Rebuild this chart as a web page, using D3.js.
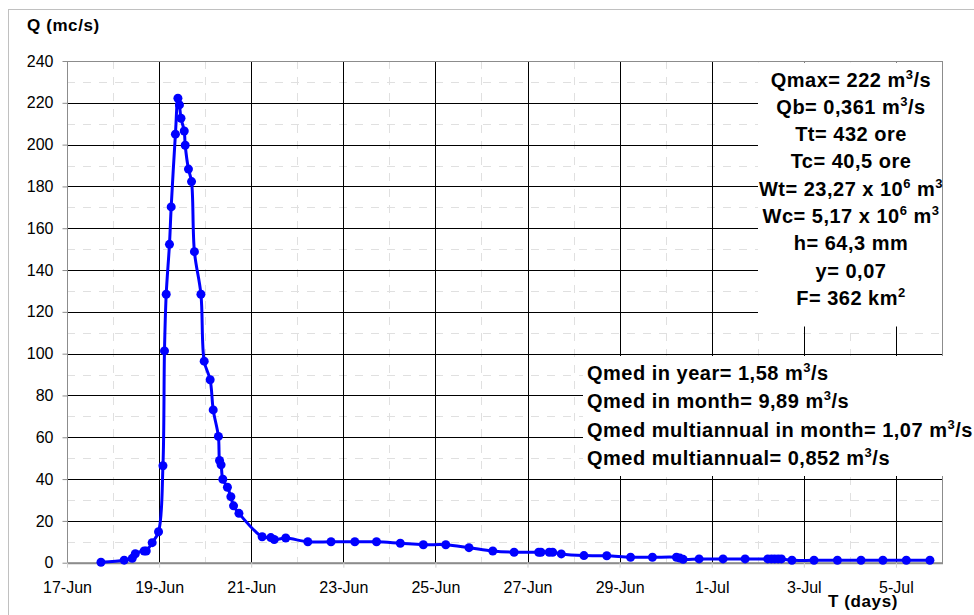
<!DOCTYPE html>
<html>
<head>
<meta charset="utf-8">
<script src="https://cdnjs.cloudflare.com/ajax/libs/d3/7.8.5/d3.min.js"></script>
<style>
    body { margin: 0; background: #fff; }
    text { font-family: "Liberation Sans", Arial, sans-serif; fill: #000; }
    .tickLabel { font-size: 16px; }
    .axisTitle { font-size: 17px; font-weight: bold; letter-spacing: 0.6px; }
    .boxText { font-size: 20px; font-weight: bold; letter-spacing: 0.5px; }
</style>
</head>
<body>
<div id="chart"></div>
<script>
/** ********************************
 *           Global Constants
 ********************************** */

// Hours since 17-Jun 00:00 for each reading
const hours = [
    17.7, 29.8, 34.0, 35.6, 40.2, 41.3, 44.4, 47.7, 50.0, 50.8,
    51.7, 53.4, 54.3, 56.5, 57.8, 58.6, 59.4, 61.1, 61.6, 63.3,
    64.9, 66.4, 69.8, 71.5, 74.6, 76.2, 78.9, 79.5, 80.3, 81.2,
    83.6, 85.4, 86.8, 89.6, 101.7, 106.2, 108.0, 114.0, 125.5, 137.6,
    150.0, 161.3, 173.7, 185.7, 197.4, 209.5, 221.9, 233.0, 245.8, 247.0,
    251.3, 253.1, 257.6, 269.4, 281.3, 293.7, 305.1, 317.6, 319.4, 321.1,
    329.4, 341.9, 353.4, 365.2, 367.1, 368.8, 370.6, 372.3, 377.8, 389.3,
    401.5, 413.8, 425.2, 437.4, 449.7
];

// Discharge Q (m3/s)
const flows = [
    0.2, 1.2, 2.1, 4.3, 5.6, 5.6, 9.6, 14.8, 46.4, 101.3,
    128.4, 152.3, 170.2, 205.0, 222.2, 219.0, 212.6, 206.5, 199.7, 188.3,
    182.3, 148.8, 128.4, 96.4, 87.5, 73.1, 60.4, 48.9, 46.8, 39.9,
    36.1, 31.6, 27.2, 23.6, 12.4, 12.0, 11.1, 11.8, 10.0, 10.0,
    10.0, 10.0, 9.3, 8.6, 8.6, 7.2, 5.6, 5.0, 5.0, 5.0,
    5.0, 5.0, 4.2, 3.4, 3.3, 2.6, 2.6, 2.6, 2.2, 1.6,
    1.8, 1.8, 1.8, 1.8, 1.8, 1.8, 1.8, 1.8, 1.15, 1.15,
    1.15, 1.15, 1.15, 1.15, 1.15
];

// Y ticks
const yTicks = [0, 20, 40, 60, 80, 100, 120, 140, 160, 180, 200, 220, 240];
const yMinor = [10, 30, 50, 70, 90, 110, 130, 150, 170, 190, 210, 230];

// Parameter boxes: [text, superscript, text, superscript, ...]
const paramLines = [
    ["Qmax= 222 m", "3", "/s"],
    ["Qb= 0,361 m", "3", "/s"],
    ["Tt= 432 ore"],
    ["Tc= 40,5 ore"],
    ["Wt= 23,27 x 10", "6", " m", "3"],
    ["Wc= 5,17 x 10", "6", " m", "3"],
    ["h= 64,3 mm"],
    ["y= 0,07"],
    ["F= 362 km", "2"]
];
const meanLines = [
    ["Qmed in year= 1,58 m", "3", "/s"],
    ["Qmed in month= 9,89 m", "3", "/s"],
    ["Qmed multiannual in month= 1,07 m", "3", "/s"],
    ["Qmed multiannual= 0,852 m", "3", "/s"]
];

// ============
//   Plot box
// ============

const svgWidth = 974;
const svgHeight = 615;
const plot = { left: 67, top: 61, right: 942, bottom: 562.7 };

const startDate = new Date(2005, 5, 17);
const endDate = new Date(2005, 6, 6);

/** ********************************
 *            Main part
 ********************************** */

var svg = d3.select("#chart")
    .append("svg")
        .attr("width", svgWidth)
        .attr("height", svgHeight);

// Outer chart frame
svg.append("rect")
    .attr("x", 8.5).attr("y", 9.5)
    .attr("width", 1000).attr("height", 1000)
    .attr("fill", "none")
    .attr("stroke", "#c0c0c0");

var xScale = d3.scaleTime()
    .domain([startDate, endDate])
    .range([plot.left, plot.right]);

var yScale = d3.scaleLinear()
    .domain([0, 240])
    .range([plot.bottom, plot.top]);

const majorDays = d3.timeDay.every(2).range(startDate, d3.timeDay.offset(endDate, 1));
const allDays = d3.timeDay.range(startDate, endDate);
const minorDays = allDays.filter(d => !majorDays.some(m => +m === +d));

var grid = svg.append("g");

// Minor dashed grid
grid.selectAll(".hMinor")
    .data(yMinor)
    .join("line")
        .attr("x1", plot.left).attr("x2", plot.right)
        .attr("y1", d => Math.round(yScale(d)) + 0.5)
        .attr("y2", d => Math.round(yScale(d)) + 0.5)
        .attr("stroke", "#e0e0e0")
        .attr("stroke-dasharray", "8,8");

grid.selectAll(".vMinor")
    .data(minorDays.filter(d => d > startDate))
    .join("line")
        .attr("x1", d => Math.round(xScale(d)) + 0.5)
        .attr("x2", d => Math.round(xScale(d)) + 0.5)
        .attr("y1", plot.top).attr("y2", plot.bottom)
        .attr("stroke", "#e0e0e0")
        .attr("stroke-dasharray", "8,8");

// Major grid
grid.selectAll(".hMajor")
    .data(yTicks.filter(d => d > 0 && d < 240))
    .join("line")
        .attr("x1", plot.left).attr("x2", plot.right)
        .attr("y1", d => Math.round(yScale(d)) + 0.5)
        .attr("y2", d => Math.round(yScale(d)) + 0.5)
        .attr("stroke", "#000");

grid.selectAll(".vMajor")
    .data(majorDays.filter(d => d > startDate && d < endDate))
    .join("line")
        .attr("x1", d => Math.round(xScale(d)) + 0.5)
        .attr("x2", d => Math.round(xScale(d)) + 0.5)
        .attr("y1", plot.top).attr("y2", plot.bottom)
        .attr("stroke", "#000");

// Plot border
svg.append("rect")
    .attr("x", plot.left + 0.5).attr("y", plot.top + 0.5)
    .attr("width", plot.right - plot.left).attr("height", plot.bottom - plot.top)
    .attr("fill", "none")
    .attr("stroke", "#8c8c8c");
svg.append("line")
    .attr("x1", plot.left).attr("x2", plot.right + 1)
    .attr("y1", plot.bottom + 0.5).attr("y2", plot.bottom + 0.5)
    .attr("stroke", "#8c8c8c").attr("stroke-width", 2);

// Y axis
var yAxis = d3.axisLeft(yScale)
    .tickValues(yTicks)
    .tickSize(5)
    .tickPadding(9);
svg.append("g")
    .attr("transform", `translate(${plot.left + 0.5}, 0)`)
    .call(yAxis)
    .call(g => g.select(".domain").remove())
    .call(g => g.selectAll(".tick line").attr("stroke", "#8c8c8c"))
    .call(g => g.selectAll(".tick text")
        .attr("class", "tickLabel")
        .attr("font-family", null).attr("font-size", null));

// X axis
var xAxis = d3.axisBottom(xScale)
    .tickValues(majorDays.filter(d => d < endDate))
    .tickFormat(d3.timeFormat("%-d-%b"))
    .tickSize(5)
    .tickPadding(14);
svg.append("g")
    .attr("transform", `translate(0, ${plot.bottom})`)
    .call(xAxis)
    .call(g => g.select(".domain").remove())
    .call(g => g.selectAll(".tick line").attr("stroke", "#d0d0d0"))
    .call(g => g.selectAll(".tick text")
        .attr("class", "tickLabel")
        .attr("font-family", null).attr("font-size", null));

// Axis titles
svg.append("text")
    .attr("class", "axisTitle")
    .attr("x", 27).attr("y", 31)
    .text("Q (mc/s)");

svg.append("text")
    .attr("class", "axisTitle")
    .attr("x", 828).attr("y", 607)
    .text("T (days)");

// Hydrograph
const table = hours.map((h, i) => ({
    date: new Date(startDate.getTime() + h * 3600e3),
    q: flows[i]
}));

var line = d3.line()
    .x(d => xScale(d.date))
    .y(d => yScale(d.q))
    .curve(d3.curveCatmullRom.alpha(0.5));

svg.append("path")
    .datum(table)
    .attr("d", line)
    .attr("fill", "none")
    .attr("stroke", "#0000ff")
    .attr("stroke-width", 3);

svg.append("g")
    .selectAll("circle")
    .data(table)
    .join("circle")
        .attr("cx", d => xScale(d.date))
        .attr("cy", d => yScale(d.q))
        .attr("r", 4.5)
        .attr("fill", "#0000ff");

/**
 * Write lines with superscripts into a text element
 * @param {Object} g - d3 selection of a text element
 * @param {Array} parts - alternating normal and superscript strings
 */
function writeParts(g, parts) {
    parts.forEach((p, i) => {
        let sup = i % 2 === 1;
        g.append("tspan")
            .attr("dy", sup ? -8 : (i > 0 ? 8 : 0))
            .attr("font-size", sup ? "13px" : null)
            .text(p);
    });
}

// Parameter box (upper right)
svg.append("rect")
    .attr("x", 758).attr("y", plot.top + 1.5)
    .attr("width", plot.right - 758).attr("height", 325 - plot.top)
    .attr("fill", "#fff");

paramLines.forEach((parts, i) => {
    let t = svg.append("text")
        .attr("class", "boxText")
        .attr("x", 851)
        .attr("y", 86.5 + i * 27.3)
        .attr("text-anchor", "middle");
    writeParts(t, parts);
});

// Mean discharge box
svg.append("rect")
    .attr("x", 583).attr("y", 356)
    .attr("width", 400).attr("height", 120)
    .attr("fill", "#fff");

meanLines.forEach((parts, i) => {
    let t = svg.append("text")
        .attr("class", "boxText")
        .attr("x", 587)
        .attr("y", 379.5 + i * 28.5);
    writeParts(t, parts);
});
</script>
</body>
</html>
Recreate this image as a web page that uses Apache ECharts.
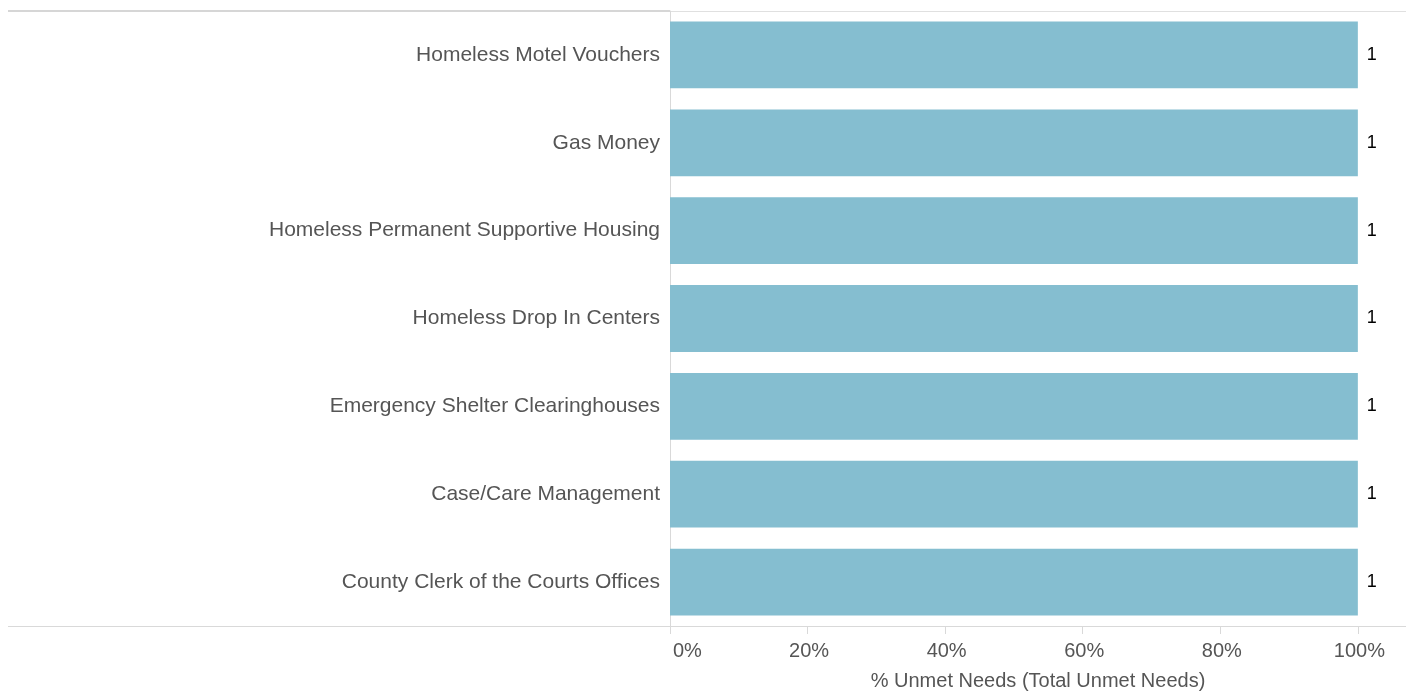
<!DOCTYPE html>
<html>
<head>
<meta charset="utf-8">
<script src="https://cdn.jsdelivr.net/npm/echarts@6/dist/echarts.min.js"></script>
<style>html,body{margin:0;padding:0;background:#fff}#c{width:1406px;height:691px}</style>
</head>
<body>
<div id="c"></div>
<script>
const categories = [
  "Homeless Motel Vouchers",
  "Gas Money",
  "Homeless Permanent Supportive Housing",
  "Homeless Drop In Centers",
  "Emergency Shelter Clearinghouses",
  "Case/Care Management",
  "County Clerk of the Courts Offices"
];
const pctUnmet = [1, 1, 1, 1, 1, 1, 1];
const unmetCounts = [1, 1, 1, 1, 1, 1, 1];
const tickValues = [0, 0.2, 0.4, 0.6, 0.8, 1.0];
const axisName = "% Unmet Needs (Total Unmet Needs)";

const chart = echarts.init(document.getElementById('c'));
const font = "'Liberation Sans', Arial, Helvetica, sans-serif";
chart.setOption({
  animation: false,
  grid: { left: 670, right: 0, top: 11, bottom: 65, containLabel: false, outerBoundsMode: 'none' },
  xAxis: {
    type: 'value', min: 0, max: 1.07,
    splitLine: { show: false },
    axisLine: { show: true, lineStyle: { color: '#d9d9d9', width: 1 } },
    axisTick: { show: true, customValues: tickValues, length: 8, lineStyle: { color: '#d9d9d9' } },
    axisLabel: { customValues: tickValues, alignMinLabel: 'left', formatter: v => Math.round(v * 100) + '%', color: '#555', fontSize: 20, fontFamily: font, margin: 15, padding: [0, 0, 0, 3] },
    name: axisName, nameLocation: 'middle', nameGap: 45,
    nameTextStyle: { color: '#555', fontSize: 20, fontFamily: font }
  },
  yAxis: {
    type: 'category', data: categories, inverse: true,
    axisLine: { show: true, lineStyle: { color: '#d9d9d9' } },
    axisTick: { show: false },
    axisLabel: { color: '#555', fontSize: 21, fontFamily: font, margin: 10 }
  },
  series: [{
    type: 'bar', data: pctUnmet, barCategoryGap: '24%',
    itemStyle: { color: '#85bed0' },
    label: { show: true, position: 'right', distance: 9, color: '#000', fontSize: 18, fontFamily: font,
      formatter: p => String(unmetCounts[p.dataIndex]) }
  }],
  graphic: [
    { type: 'line', shape: { x1: 8, y1: 11, x2: 670, y2: 11 }, style: { stroke: '#d6d6d6', lineWidth: 2 } },
    { type: 'line', shape: { x1: 670, y1: 11.5, x2: 1406, y2: 11.5 }, style: { stroke: '#e0e0e0', lineWidth: 1 } },
    { type: 'line', shape: { x1: 8, y1: 626.5, x2: 670, y2: 626.5 }, style: { stroke: '#d9d9d9', lineWidth: 1 } }
  ]
});
</script>
</body>
</html>
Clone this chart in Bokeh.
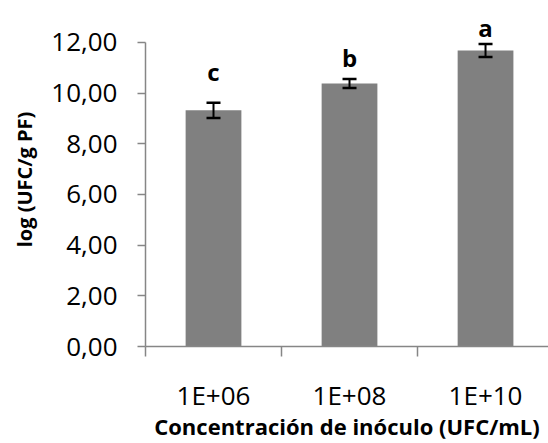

○ ○ ○ ○

What is being asked: Working from the entries above, reproduce exactly and only the lines beginning with the line that has "Recreate this image" and ending with the line that has "Unmet Needs (Total"; omit all pictures.

Solution to the problem:
Recreate this image as a web page that uses Apache ECharts.
<!DOCTYPE html>
<html>
<head>
<meta charset="utf-8">
<script src="https://cdn.jsdelivr.net/npm/echarts@6/dist/echarts.min.js"></script>
<style>html,body{margin:0;padding:0;background:#fff}#c{width:1406px;height:691px}</style>
</head>
<body>
<div id="c"></div>
<script>
const categories = [
  "Homeless Motel Vouchers",
  "Gas Money",
  "Homeless Permanent Supportive Housing",
  "Homeless Drop In Centers",
  "Emergency Shelter Clearinghouses",
  "Case/Care Management",
  "County Clerk of the Courts Offices"
];
const pctUnmet = [1, 1, 1, 1, 1, 1, 1];
const unmetCounts = [1, 1, 1, 1, 1, 1, 1];
const tickValues = [0, 0.2, 0.4, 0.6, 0.8, 1.0];
const axisName = "% Unmet Needs (Total Unmet Needs)";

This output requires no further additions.